I have a string "abc" and I am greping it in 15 files in my directory in shell. When I grep "abc" in my 15 files than it returns me the whole line of the files in which its present like this:

abc 0.2  9.0
abc 0.01 8.0
abc 0.06 9.4
abc 0.02 8.7

Now I want this output to be sorted in ascending order according to the second column.

So I wrote the command like this:

grep "abc" *.txt | sort -nr -t_ -k2

but the above command is not working and I don't know why.

Your command is not working because you don't have underscores separating the columns; further, you wanted the data ascending but you told it to sort in reverse (descending) order. Use:

grep "abc" *.txt | sort -n -k 2

Or:

grep "abc" *.txt | sort -k 2n

Note that if there are multiple files, your grep output will be prefixed with a file name. You will have to decide whether that matters. It only screws things up if there are spaces in any of the file names. The -h option to grep suppresses the file names.

I suggest to delete -t_ parameter, because as I see you use spaces as separator, not underscore. After that it works for me:

$ cat t | sort -n -k2
abc 0.01 8.0
abc 0.02 8.7
abc 0.06 9.4
abc 0.2  9.0

Updated: and yes, as @jonathan-leffler said you also should omit -r option for sorting in ascending order.

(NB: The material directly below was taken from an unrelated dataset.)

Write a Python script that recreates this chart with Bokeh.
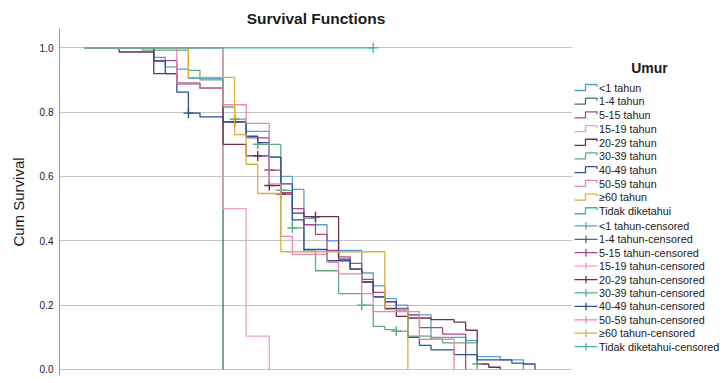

You can replace your entire script, including the call to grep , with one call to awk

awk '/abc/{a[$2,i++]=$0}END{l=asorti(a,b);for(i=1;i<=l;i++)print a[b[i]]}' *.txt

Example

$ ls *.txt
four.txt  one.txt  three.txt  two.txt

$ cat *.txt
abc 0.02 8.3
foo
abc 0.06 9.4
bar
blah blah
abc 0.2  9.0
blah
abc 0.01 8.0
blah
abc 0.02 8.7
blah blah

$ awk '/abc/{a[$2,i++]=$0}END{l=asorti(a,b);for(i=1;i<=l;i++)print a[b[i]]}' *.txt
abc 0.01 8.0
abc 0.02 8.3
abc 0.02 8.7
abc 0.06 9.4
abc 0.2  9.0

First problem: you've used -t_ to specify the field separator, but the output doesn't contain _ characters.

Next problem: the -k option has two arguments, start field and end field. By omitting the end field, you get end_of_line by default.